(Source code of charts)
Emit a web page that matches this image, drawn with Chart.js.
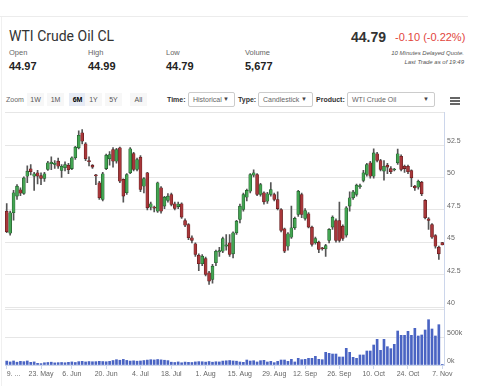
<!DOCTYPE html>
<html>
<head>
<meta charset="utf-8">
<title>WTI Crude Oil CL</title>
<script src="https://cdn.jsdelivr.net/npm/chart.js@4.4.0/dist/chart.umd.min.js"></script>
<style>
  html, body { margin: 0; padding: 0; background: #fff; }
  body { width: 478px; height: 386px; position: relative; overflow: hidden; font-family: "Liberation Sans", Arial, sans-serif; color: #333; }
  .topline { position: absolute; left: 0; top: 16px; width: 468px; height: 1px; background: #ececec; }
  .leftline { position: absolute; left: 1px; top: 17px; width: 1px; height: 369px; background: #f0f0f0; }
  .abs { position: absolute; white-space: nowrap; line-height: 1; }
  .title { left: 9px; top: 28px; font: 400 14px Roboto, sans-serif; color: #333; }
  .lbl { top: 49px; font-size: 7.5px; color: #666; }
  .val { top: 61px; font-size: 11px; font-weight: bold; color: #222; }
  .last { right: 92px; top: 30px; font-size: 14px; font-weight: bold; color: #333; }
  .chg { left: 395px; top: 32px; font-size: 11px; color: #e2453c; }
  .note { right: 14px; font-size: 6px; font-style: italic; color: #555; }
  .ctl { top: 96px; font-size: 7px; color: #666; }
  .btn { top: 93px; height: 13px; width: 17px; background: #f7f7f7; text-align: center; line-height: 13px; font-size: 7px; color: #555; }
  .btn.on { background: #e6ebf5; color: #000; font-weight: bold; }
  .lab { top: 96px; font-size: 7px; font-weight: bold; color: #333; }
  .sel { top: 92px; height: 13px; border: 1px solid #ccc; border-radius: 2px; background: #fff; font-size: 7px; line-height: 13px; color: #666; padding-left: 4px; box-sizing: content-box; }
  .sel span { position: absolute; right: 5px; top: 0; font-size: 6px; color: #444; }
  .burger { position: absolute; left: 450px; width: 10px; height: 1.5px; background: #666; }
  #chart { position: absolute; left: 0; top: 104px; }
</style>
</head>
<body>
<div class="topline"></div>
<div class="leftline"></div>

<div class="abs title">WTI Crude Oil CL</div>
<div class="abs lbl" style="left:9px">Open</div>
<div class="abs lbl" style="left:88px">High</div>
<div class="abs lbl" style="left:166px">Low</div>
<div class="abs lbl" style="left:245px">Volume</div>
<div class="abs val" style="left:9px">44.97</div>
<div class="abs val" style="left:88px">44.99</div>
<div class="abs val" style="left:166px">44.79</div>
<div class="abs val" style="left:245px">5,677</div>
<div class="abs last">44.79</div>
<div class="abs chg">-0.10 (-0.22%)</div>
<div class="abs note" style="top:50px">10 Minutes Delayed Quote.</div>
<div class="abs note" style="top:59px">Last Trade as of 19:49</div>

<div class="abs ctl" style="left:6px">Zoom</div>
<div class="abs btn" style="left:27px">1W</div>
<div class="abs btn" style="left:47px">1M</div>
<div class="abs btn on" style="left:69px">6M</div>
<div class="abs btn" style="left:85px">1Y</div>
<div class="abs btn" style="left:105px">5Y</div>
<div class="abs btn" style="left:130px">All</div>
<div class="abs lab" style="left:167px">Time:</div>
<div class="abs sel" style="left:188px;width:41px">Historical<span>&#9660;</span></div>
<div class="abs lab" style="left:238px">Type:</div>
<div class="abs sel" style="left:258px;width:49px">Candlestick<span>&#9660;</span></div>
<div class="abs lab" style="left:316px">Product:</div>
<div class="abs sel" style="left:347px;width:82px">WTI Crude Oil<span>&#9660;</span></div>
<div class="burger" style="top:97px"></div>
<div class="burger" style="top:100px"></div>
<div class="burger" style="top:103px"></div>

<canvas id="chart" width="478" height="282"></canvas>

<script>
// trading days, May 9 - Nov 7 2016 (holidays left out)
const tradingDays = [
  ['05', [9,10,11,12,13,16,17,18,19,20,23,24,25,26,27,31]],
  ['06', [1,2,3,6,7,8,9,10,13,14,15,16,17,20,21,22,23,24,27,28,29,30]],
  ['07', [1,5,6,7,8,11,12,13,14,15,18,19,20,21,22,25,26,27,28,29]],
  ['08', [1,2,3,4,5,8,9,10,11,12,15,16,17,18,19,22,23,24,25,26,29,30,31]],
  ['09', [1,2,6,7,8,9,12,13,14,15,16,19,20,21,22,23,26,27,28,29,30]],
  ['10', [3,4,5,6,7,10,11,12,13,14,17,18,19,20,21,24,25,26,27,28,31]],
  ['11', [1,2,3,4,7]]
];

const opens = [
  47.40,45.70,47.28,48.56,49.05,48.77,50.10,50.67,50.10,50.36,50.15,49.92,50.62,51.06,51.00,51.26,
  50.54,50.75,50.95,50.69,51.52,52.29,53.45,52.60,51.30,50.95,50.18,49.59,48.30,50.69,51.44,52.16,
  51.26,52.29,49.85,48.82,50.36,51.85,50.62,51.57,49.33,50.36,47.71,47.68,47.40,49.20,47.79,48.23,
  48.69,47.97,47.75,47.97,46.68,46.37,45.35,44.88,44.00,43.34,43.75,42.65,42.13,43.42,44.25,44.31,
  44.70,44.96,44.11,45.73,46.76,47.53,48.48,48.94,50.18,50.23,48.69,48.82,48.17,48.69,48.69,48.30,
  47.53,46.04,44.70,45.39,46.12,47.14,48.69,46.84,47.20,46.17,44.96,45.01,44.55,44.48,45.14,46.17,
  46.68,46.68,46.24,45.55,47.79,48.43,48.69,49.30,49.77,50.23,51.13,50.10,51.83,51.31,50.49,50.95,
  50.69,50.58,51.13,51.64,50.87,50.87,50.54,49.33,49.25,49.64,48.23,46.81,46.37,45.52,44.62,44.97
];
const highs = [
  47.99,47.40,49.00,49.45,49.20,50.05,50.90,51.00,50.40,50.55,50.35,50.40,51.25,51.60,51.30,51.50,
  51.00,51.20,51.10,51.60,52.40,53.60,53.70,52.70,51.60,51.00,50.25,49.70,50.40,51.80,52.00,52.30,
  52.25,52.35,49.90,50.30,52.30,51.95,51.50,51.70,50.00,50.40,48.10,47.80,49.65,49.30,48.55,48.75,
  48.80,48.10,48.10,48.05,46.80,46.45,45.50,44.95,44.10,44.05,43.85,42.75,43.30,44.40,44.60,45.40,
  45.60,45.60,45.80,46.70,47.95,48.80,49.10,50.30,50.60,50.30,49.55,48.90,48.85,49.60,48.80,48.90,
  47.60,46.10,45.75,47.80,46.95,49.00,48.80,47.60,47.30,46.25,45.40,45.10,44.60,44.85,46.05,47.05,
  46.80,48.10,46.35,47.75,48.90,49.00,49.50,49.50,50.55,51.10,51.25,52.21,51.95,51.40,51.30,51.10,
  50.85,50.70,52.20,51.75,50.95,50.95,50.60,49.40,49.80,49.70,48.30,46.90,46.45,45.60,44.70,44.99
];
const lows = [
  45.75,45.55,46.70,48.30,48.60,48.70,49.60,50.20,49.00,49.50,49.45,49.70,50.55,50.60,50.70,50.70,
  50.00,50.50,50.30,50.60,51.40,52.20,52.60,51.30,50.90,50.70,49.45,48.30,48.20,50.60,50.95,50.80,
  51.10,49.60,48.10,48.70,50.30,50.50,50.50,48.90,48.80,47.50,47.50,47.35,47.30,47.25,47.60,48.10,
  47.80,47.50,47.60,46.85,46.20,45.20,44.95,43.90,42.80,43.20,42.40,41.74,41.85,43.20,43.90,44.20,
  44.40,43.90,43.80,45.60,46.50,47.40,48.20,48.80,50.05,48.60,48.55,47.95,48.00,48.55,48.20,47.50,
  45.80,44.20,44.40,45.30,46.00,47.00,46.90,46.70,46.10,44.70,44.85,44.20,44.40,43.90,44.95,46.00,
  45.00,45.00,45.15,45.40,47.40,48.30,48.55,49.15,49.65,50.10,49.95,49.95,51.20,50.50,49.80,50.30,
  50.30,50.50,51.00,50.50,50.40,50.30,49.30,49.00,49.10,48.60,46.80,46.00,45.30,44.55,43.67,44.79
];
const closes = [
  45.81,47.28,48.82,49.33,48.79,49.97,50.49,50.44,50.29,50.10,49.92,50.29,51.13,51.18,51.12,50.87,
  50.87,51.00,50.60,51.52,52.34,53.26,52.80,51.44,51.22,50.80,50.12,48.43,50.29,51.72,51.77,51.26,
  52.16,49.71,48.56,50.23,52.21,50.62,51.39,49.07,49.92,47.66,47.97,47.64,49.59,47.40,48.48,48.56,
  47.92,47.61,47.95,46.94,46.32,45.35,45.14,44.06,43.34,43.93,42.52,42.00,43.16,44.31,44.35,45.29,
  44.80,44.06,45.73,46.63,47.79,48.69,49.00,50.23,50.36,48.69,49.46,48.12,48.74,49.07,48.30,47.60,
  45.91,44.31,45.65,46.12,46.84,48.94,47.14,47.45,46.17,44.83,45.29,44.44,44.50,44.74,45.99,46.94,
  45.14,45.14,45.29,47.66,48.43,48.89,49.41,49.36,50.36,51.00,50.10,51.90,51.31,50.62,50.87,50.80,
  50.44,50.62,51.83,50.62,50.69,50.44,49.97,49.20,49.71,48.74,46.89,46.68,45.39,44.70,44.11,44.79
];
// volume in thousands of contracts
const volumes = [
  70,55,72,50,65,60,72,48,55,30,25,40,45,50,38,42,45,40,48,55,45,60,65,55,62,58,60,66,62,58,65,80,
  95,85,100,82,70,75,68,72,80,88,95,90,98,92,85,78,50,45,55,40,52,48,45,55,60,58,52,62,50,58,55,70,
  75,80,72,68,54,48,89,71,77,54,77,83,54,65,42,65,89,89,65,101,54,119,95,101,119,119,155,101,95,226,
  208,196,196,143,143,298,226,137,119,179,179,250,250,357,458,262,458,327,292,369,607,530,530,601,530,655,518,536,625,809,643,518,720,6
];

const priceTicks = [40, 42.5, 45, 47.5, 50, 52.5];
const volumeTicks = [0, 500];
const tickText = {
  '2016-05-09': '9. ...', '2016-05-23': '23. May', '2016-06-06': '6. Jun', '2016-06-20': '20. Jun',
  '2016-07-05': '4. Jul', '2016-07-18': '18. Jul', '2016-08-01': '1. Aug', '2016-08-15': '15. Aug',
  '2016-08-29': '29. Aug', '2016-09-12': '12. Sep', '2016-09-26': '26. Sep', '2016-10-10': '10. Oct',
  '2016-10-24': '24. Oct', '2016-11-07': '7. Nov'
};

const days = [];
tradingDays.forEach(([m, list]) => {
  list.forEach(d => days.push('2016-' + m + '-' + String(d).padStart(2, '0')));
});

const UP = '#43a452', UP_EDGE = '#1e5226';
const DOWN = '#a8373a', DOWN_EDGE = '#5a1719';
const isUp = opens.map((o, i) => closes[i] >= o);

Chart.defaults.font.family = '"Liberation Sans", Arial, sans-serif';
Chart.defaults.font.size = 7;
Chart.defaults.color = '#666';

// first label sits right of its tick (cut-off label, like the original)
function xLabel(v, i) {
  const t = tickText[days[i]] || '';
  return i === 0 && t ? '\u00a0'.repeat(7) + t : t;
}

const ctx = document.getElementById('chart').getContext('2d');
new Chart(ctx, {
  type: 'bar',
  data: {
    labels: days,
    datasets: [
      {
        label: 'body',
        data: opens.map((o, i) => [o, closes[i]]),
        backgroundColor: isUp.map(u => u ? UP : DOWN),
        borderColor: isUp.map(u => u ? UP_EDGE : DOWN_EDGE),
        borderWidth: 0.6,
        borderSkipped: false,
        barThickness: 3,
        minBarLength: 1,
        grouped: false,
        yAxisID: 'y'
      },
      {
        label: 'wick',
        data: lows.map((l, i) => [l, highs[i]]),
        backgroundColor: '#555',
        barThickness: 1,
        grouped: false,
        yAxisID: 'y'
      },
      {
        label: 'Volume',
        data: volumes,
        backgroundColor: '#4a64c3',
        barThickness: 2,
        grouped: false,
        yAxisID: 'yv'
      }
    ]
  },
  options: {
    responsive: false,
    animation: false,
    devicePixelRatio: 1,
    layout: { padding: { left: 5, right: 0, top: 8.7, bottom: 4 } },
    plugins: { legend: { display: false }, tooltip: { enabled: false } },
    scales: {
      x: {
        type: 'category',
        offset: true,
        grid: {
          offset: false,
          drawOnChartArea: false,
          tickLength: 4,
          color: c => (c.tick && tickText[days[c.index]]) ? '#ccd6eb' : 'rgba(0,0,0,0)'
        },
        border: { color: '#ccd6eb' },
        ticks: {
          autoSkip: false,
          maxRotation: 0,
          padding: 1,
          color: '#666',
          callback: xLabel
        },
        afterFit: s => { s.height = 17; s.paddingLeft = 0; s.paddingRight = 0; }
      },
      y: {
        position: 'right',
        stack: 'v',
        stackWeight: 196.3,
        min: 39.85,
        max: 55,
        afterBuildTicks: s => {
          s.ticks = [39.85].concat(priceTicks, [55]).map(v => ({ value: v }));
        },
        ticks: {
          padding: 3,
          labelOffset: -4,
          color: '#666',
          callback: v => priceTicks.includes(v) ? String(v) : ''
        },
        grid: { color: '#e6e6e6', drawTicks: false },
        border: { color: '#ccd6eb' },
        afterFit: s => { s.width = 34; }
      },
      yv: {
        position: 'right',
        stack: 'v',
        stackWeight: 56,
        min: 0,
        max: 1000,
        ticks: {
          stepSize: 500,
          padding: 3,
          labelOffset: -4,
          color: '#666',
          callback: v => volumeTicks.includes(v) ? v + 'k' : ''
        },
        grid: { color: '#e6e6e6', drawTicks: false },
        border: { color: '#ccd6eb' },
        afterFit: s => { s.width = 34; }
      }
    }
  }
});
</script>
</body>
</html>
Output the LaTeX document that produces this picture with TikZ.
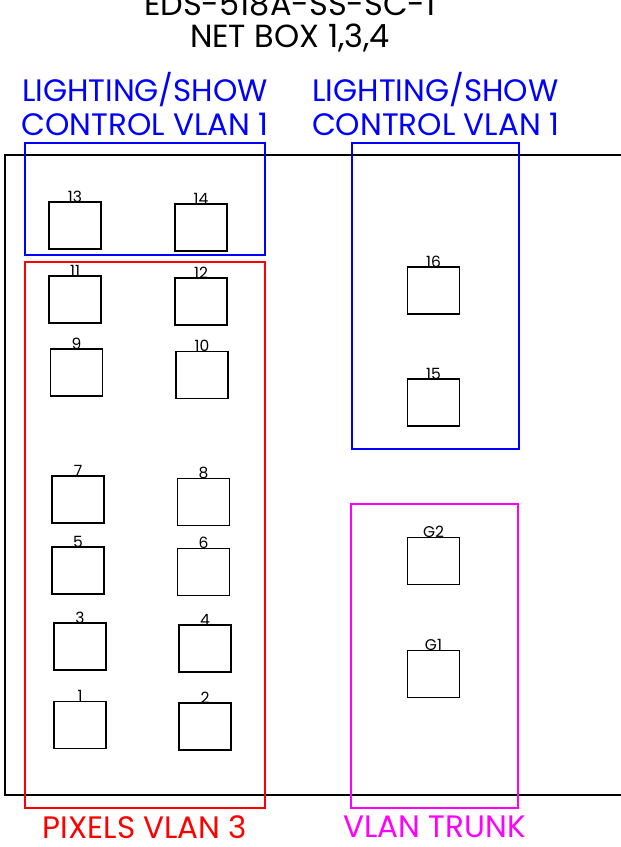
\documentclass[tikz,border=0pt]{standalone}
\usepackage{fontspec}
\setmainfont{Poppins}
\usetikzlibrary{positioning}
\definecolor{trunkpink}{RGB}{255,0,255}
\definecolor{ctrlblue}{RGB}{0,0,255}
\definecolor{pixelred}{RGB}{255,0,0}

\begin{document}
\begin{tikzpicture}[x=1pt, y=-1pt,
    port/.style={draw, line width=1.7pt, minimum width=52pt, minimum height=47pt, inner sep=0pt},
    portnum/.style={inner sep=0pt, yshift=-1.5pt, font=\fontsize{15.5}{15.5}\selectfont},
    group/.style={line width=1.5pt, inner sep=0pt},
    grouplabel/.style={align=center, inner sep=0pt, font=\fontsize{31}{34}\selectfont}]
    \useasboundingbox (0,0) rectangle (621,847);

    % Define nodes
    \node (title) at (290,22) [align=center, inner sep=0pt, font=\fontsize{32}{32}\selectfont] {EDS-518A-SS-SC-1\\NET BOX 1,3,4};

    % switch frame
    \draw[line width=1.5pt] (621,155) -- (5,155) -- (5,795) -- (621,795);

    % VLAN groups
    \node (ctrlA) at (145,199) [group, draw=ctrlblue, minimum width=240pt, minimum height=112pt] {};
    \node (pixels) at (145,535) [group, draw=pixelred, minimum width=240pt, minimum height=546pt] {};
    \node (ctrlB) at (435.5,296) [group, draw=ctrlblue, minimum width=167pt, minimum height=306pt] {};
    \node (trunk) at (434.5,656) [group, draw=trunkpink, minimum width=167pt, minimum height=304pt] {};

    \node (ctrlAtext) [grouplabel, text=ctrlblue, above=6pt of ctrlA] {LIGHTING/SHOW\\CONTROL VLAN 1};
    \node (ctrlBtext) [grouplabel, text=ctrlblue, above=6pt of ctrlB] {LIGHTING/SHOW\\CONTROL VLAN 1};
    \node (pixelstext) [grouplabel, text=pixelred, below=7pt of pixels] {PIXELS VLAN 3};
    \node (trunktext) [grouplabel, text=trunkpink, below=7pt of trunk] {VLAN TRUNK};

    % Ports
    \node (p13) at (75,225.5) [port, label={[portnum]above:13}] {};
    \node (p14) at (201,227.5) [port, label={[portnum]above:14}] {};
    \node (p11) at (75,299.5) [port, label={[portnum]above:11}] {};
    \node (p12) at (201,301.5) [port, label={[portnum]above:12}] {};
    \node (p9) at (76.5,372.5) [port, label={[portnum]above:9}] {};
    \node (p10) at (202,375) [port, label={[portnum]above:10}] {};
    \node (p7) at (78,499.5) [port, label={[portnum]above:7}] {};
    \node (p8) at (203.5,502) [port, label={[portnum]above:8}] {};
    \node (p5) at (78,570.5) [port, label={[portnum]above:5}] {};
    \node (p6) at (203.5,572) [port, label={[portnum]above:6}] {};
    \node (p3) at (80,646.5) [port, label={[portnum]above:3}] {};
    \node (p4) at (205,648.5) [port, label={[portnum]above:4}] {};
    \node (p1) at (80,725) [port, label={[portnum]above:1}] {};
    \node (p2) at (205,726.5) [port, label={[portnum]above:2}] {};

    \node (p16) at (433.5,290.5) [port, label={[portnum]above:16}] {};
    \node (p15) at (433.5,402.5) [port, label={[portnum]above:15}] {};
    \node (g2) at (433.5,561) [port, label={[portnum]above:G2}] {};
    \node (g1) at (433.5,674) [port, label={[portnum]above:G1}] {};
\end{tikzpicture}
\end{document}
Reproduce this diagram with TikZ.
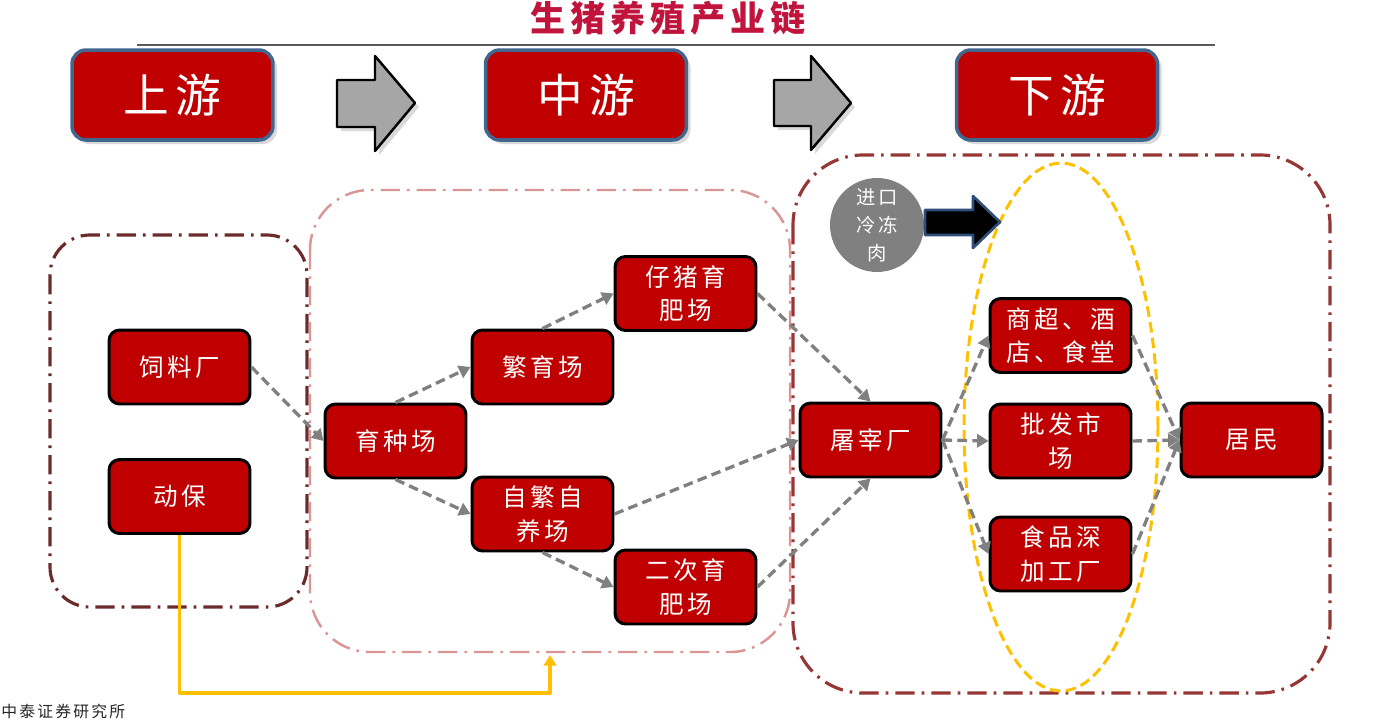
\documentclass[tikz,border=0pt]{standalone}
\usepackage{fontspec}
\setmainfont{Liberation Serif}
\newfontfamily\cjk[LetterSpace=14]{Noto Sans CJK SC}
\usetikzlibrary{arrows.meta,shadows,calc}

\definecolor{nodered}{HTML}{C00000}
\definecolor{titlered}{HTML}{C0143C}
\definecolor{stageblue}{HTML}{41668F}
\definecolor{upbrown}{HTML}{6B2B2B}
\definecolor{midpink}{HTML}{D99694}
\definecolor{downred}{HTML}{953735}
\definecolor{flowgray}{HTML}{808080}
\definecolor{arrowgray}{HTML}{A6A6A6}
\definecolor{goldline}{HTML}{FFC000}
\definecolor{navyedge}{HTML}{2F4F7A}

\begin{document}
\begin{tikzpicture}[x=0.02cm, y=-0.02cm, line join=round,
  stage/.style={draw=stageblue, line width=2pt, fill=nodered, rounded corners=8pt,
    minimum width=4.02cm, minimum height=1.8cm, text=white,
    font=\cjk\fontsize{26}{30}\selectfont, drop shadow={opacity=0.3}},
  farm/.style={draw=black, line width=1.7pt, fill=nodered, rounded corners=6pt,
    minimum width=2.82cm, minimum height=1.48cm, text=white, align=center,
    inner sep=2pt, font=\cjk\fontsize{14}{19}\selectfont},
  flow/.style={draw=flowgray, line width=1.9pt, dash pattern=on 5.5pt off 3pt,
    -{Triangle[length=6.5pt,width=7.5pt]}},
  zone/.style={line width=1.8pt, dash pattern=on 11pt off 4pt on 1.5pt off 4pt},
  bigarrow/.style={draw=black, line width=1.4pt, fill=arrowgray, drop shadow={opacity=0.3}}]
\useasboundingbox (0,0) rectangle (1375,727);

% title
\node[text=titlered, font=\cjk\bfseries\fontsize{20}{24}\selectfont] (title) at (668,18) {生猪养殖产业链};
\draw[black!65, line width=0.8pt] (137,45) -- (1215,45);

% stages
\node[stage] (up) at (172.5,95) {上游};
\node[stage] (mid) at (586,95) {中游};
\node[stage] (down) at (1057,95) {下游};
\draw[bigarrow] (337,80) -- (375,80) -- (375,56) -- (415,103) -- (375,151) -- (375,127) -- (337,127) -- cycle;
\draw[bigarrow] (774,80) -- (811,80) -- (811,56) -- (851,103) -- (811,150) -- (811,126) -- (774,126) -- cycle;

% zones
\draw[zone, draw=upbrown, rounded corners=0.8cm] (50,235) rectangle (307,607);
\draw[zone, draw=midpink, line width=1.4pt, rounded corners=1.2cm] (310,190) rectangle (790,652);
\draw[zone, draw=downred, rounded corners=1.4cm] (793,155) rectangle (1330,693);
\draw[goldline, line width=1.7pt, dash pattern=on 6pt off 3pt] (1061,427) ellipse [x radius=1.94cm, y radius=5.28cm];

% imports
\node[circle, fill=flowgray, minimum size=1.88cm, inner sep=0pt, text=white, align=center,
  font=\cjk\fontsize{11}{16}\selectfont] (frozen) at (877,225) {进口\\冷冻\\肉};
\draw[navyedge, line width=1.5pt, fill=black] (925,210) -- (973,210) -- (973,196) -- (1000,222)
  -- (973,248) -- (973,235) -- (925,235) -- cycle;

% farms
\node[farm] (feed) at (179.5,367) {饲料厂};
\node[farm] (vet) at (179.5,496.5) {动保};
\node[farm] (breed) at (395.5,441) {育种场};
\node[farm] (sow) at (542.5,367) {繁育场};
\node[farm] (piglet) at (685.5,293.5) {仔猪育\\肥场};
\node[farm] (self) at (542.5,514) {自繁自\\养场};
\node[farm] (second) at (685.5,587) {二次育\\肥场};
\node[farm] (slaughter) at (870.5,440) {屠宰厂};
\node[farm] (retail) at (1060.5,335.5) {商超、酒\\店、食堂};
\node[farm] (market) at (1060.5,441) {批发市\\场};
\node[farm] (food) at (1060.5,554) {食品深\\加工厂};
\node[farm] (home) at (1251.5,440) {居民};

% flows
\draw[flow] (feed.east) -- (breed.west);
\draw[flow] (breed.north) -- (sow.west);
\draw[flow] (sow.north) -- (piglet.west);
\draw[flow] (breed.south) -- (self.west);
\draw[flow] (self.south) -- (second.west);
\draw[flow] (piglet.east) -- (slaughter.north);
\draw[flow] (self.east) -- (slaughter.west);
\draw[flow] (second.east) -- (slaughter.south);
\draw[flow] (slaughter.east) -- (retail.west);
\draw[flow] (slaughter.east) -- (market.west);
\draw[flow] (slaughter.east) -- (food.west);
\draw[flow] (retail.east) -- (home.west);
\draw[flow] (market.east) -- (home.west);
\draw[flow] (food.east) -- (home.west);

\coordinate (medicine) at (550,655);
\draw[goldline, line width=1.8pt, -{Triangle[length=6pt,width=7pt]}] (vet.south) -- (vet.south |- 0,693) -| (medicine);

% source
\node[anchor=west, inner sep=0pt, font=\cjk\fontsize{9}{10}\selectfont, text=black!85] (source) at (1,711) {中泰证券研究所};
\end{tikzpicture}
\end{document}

EXERCISE DETAILS> For the material above, give again only the lines starting at the line that contains "Output the LaTeX" and ending at the line that contains "(trunk) at (434.5,656)". Pictures do not belong in the copy.

TASK RESULT>
Output the LaTeX document that produces this picture with TikZ.
\documentclass[tikz,border=0pt]{standalone}
\usepackage{fontspec}
\setmainfont{Poppins}
\usetikzlibrary{positioning}
\definecolor{trunkpink}{RGB}{255,0,255}
\definecolor{ctrlblue}{RGB}{0,0,255}
\definecolor{pixelred}{RGB}{255,0,0}

\begin{document}
\begin{tikzpicture}[x=1pt, y=-1pt,
    port/.style={draw, line width=1.7pt, minimum width=52pt, minimum height=47pt, inner sep=0pt},
    portnum/.style={inner sep=0pt, yshift=-1.5pt, font=\fontsize{15.5}{15.5}\selectfont},
    group/.style={line width=1.5pt, inner sep=0pt},
    grouplabel/.style={align=center, inner sep=0pt, font=\fontsize{31}{34}\selectfont}]
    \useasboundingbox (0,0) rectangle (621,847);

    % Define nodes
    \node (title) at (290,22) [align=center, inner sep=0pt, font=\fontsize{32}{32}\selectfont] {EDS-518A-SS-SC-1\\NET BOX 1,3,4};

    % switch frame
    \draw[line width=1.5pt] (621,155) -- (5,155) -- (5,795) -- (621,795);

    % VLAN groups
    \node (ctrlA) at (145,199) [group, draw=ctrlblue, minimum width=240pt, minimum height=112pt] {};
    \node (pixels) at (145,535) [group, draw=pixelred, minimum width=240pt, minimum height=546pt] {};
    \node (ctrlB) at (435.5,296) [group, draw=ctrlblue, minimum width=167pt, minimum height=306pt] {};
    \node (trunk) at (434.5,656) [group, draw=trunkpink, minimum width=167pt, minimum height=304pt] {};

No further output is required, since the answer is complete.